What it is: A fun party activity, perfect for younger kids in big groups. My mom (who was room mom for at least one of her kids every year) used this for class holiday parties all the time.

Best for: Big group of about 20 players.

What you need: You’ll need several things for this activity. First, you’ll need some small, cheap gifts or party favors or candy (the kind of little cheap stuff from the Oriental Trading Company, for example, or maybe some gifts from your local dollar store). You’ll want one gift for each person expected to play. You’ll also need wrapping paper, and, depending on how many people you’re preparing for, maybe several rolls of it. Finally, some appropriately-themed music (like Christmas music, if it’s a Christmas party) to play isn’t required, but it’s nice to have.

How to play: First, you’ll have to prepare a little by wrapping the mystery gift. Before the party starts, take you first gift and wrap it in wrapping paper. It’s okay if it doesn’t look good, because by the end, nothing will look good.

After you’ve wrapped your first gift, take another, put it on top of the wrapped gift, and wrap the whole thing with another layer of wrapping paper. Repeat this for as many gifts as you have. It might be fun to use different patterns of wrapping paper for each layer. When you’re done, you should have a lumpy, squishy wrapped gift ball that looks something like this:

Then, when it comes time for the party, have everyone sit in a circle on the floor. Give the gift ball to one child and explain how the game works: You’re going to play some music, and while the music is playing, the children pass the gift around the circle. When the music stops, whoever is holding the gift gets to unwrap one layer of wrapping paper and keep whatever surprise falls out. Then that child leaves the circle and the game continues, until every child has received a gift. (My mom also always gave a little spiel with the theme “take what you get and don’t throw a fit.”)

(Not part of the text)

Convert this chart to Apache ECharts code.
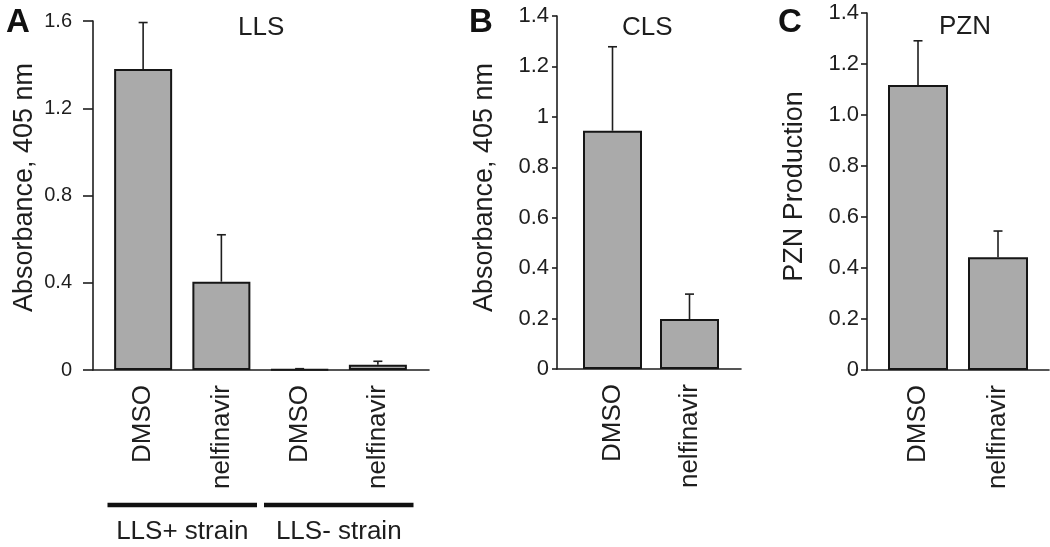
<!DOCTYPE html>
<html><head><meta charset="utf-8">
<script src="https://cdn.jsdelivr.net/npm/echarts@6/dist/echarts.min.js"></script>
<style>html,body{margin:0;padding:0;background:#fff}#c{width:1050px;height:547px}</style>
</head><body><div id="c"></div>
<script>
// ---- data ----
const catsA = ['DMSO', 'nelfinavir', 'DMSO', 'nelfinavir'];
const valsA = [1.38, 0.405, 0.003, 0.024];
const errA = [0.213, 0.215, 0.003, 0.016];
const groupsA = ['LLS+ strain', 'LLS- strain'];
const groupSpanA = [[0, 1], [2, 3]];
const yTicksA = [0, 0.4, 0.8, 1.2, 1.6];

const catsB = ['DMSO', 'nelfinavir'];
const valsB = [0.945, 0.198];
const errB = [0.333, 0.099];
const yTicksB = [0, 0.2, 0.4, 0.6, 0.8, 1, 1.2, 1.4];

const catsC = ['DMSO', 'nelfinavir'];
const valsC = [1.118, 0.442];
const errC = [0.173, 0.103];
const yTicksC = [0, 0.2, 0.4, 0.6, 0.8, 1.0, 1.2, 1.4];

// ---- layout / style ----
const FONT = '"Liberation Sans", Arial, sans-serif';
const INK = '#1e1e1e';
const W = 1050, H = 547;
const panels = [
  {letter: 'A', title: 'LLS', cats: catsA, vals: valsA, errs: errA, ticks: yTicksA,
   name: 'Absorbance, 405 nm', fmt: v => String(v),
   frame: {x0: 93, x1: 429, top: 21, bottom: 370}, bars: {x0: 104, x1: 417},
   tickLen: 10, labelMargin: 21, tickFont: 20, nameGap: 55, nameShift: 16, barWidth: 58,
   letterPos: {left: 6, top: 6}, titlePos: {left: 238, top: 15}},
  {letter: 'B', title: 'CLS', cats: catsB, vals: valsB, errs: errB, ticks: yTicksB,
   name: 'Absorbance, 405 nm', fmt: v => String(v),
   frame: {x0: 557, x1: 741, top: 16, bottom: 369}, bars: {x0: 574, x1: 728},
   tickLen: 5, labelMargin: 8, tickFont: 22, nameGap: 59, nameShift: 10, barWidth: 59,
   letterPos: {left: 469, top: 6}, titlePos: {left: 622, top: 15}},
  {letter: 'C', title: 'PZN', cats: catsC, vals: valsC, errs: errC, ticks: yTicksC,
   name: 'PZN Production', fmt: v => (v === 0 ? '0' : v.toFixed(1)),
   frame: {x0: 867, x1: 1049, top: 13, bottom: 370}, bars: {x0: 878, x1: 1038},
   tickLen: 6, labelMargin: 8, tickFont: 22, nameGap: 59, nameShift: 10, barWidth: 60,
   letterPos: {left: 778, top: 6}, titlePos: {left: 939, top: 14}}
];

function errRender(params, api) {
  const i = api.value(0), v = api.value(1), e = api.value(2);
  const b = api.coord([i, v]);
  const t = api.coord([i, v + e]);
  const st = {stroke: INK, lineWidth: 1.6};
  return {type: 'group', children: [
    {type: 'line', shape: {x1: b[0], y1: b[1], x2: t[0], y2: t[1]}, style: st},
    {type: 'line', shape: {x1: t[0] - 4.5, y1: t[1], x2: t[0] + 4.5, y2: t[1]}, style: st}
  ]};
}

function groupRender(params, api) {
  const s = api.value(0), e = api.value(1);
  const p0 = api.coord([s, 0]), p1 = api.coord([e, 0]);
  const band = api.size([1, 0])[0];
  const xa = p0[0] - band / 2 + 3.5, xb = p1[0] + band / 2 - 3.5;
  const y = p0[1] + 135;
  return {type: 'group', children: [
    {type: 'line', shape: {x1: xa, y1: y, x2: xb, y2: y}, style: {stroke: '#111', lineWidth: 4.5}},
    {type: 'text', style: {text: groupsA[params.dataIndex], x: (xa + xb) / 2, y: y + 27,
      align: 'center', verticalAlign: 'middle', fontSize: 26, fontFamily: FONT, fill: INK}}
  ]};
}

const option = {animation: false, backgroundColor: '#fff', title: [], grid: [], xAxis: [], yAxis: [], series: []};

panels.forEach((p, k) => {
  const gF = 2 * k, gB = 2 * k + 1;
  const ymin = p.ticks[0], ymax = p.ticks[p.ticks.length - 1];
  const interval = p.ticks[1] - p.ticks[0];
  option.title.push({text: p.letter, left: p.letterPos.left, top: p.letterPos.top, padding: 0,
    textStyle: {fontFamily: FONT, fontWeight: 'bold', fontSize: 33, color: '#111'}});
  option.title.push({text: p.title, left: p.titlePos.left, top: p.titlePos.top, padding: 0,
    textStyle: {fontFamily: FONT, fontWeight: 'normal', fontSize: 26, color: INK}});
  option.grid.push({left: p.frame.x0, width: p.frame.x1 - p.frame.x0, top: p.frame.top, height: p.frame.bottom - p.frame.top, containLabel: false});
  option.grid.push({left: p.bars.x0, width: p.bars.x1 - p.bars.x0, top: p.frame.top, height: p.frame.bottom - p.frame.top, containLabel: false});
  option.xAxis.push({gridIndex: gF, type: 'value', min: 0, max: 1,
    axisLine: {show: true, lineStyle: {color: INK, width: 1.6}}, axisTick: {show: false},
    axisLabel: {show: false}, splitLine: {show: false}});
  option.xAxis.push({gridIndex: gB, type: 'category', data: p.cats,
    axisLine: {show: false}, axisTick: {show: false}, splitLine: {show: false},
    axisLabel: {rotate: 90, margin: 15, fontSize: 26, fontFamily: FONT, color: INK, interval: 0}});
  option.yAxis.push({gridIndex: gF, type: 'value', min: ymin, max: ymax, interval: interval,
    axisLine: {show: true, lineStyle: {color: INK, width: 1.6}},
    axisTick: {show: true, inside: false, length: p.tickLen, lineStyle: {color: INK, width: 1.6}},
    splitLine: {show: false},
    axisLabel: {margin: p.labelMargin, fontSize: p.tickFont, fontFamily: FONT, color: INK, formatter: p.fmt},
    name: p.name, nameLocation: 'middle', nameGap: p.nameGap,
    nameTextStyle: {fontSize: 27, fontFamily: FONT, color: INK, padding: [0, 0, 0, p.nameShift]}});
  option.yAxis.push({gridIndex: gB, type: 'value', min: ymin, max: ymax, interval: interval, show: false});
  option.series.push({type: 'bar', xAxisIndex: gB, yAxisIndex: gB, data: p.vals, barWidth: p.barWidth,
    itemStyle: {color: '#aaaaaa', borderColor: '#161616', borderWidth: 2}, z: 2});
  option.series.push({type: 'custom', xAxisIndex: gB, yAxisIndex: gB, renderItem: errRender,
    data: p.vals.map((v, i) => [i, v, p.errs[i]]), encode: {x: 0, y: 1}, z: 3, clip: false});
  if (k === 0) {
    option.series.push({type: 'custom', xAxisIndex: gB, yAxisIndex: gB, renderItem: groupRender,
      data: groupSpanA.map(s => [s[0], s[1]]), encode: {x: [0, 1]}, z: 3, clip: false});
  }
});

const chart = echarts.init(document.getElementById('c'), null, {renderer: 'canvas', width: W, height: H});
chart.setOption(option);
</script></body></html>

Then let the game start! Kids love the anticipation of waiting for the music to stop, opening a layer of wrapping paper, and getting a prize. Just be sure that everyone gets one!

Considerations: Some things to keep in mind – if you’re playing with boys and girls, it’s probably best to have only non-gender-specific gifts, or to allow trading at the end so any boys stuck with something pink can trade it away. Also, you might want to explain beforehand whether trading at the end is allowed or not. Finally, depending on how mature your players are, you might want to consider having every prize very similar (maybe just different colors) so that children don’t get upset if they don’t get what they want. Have fun!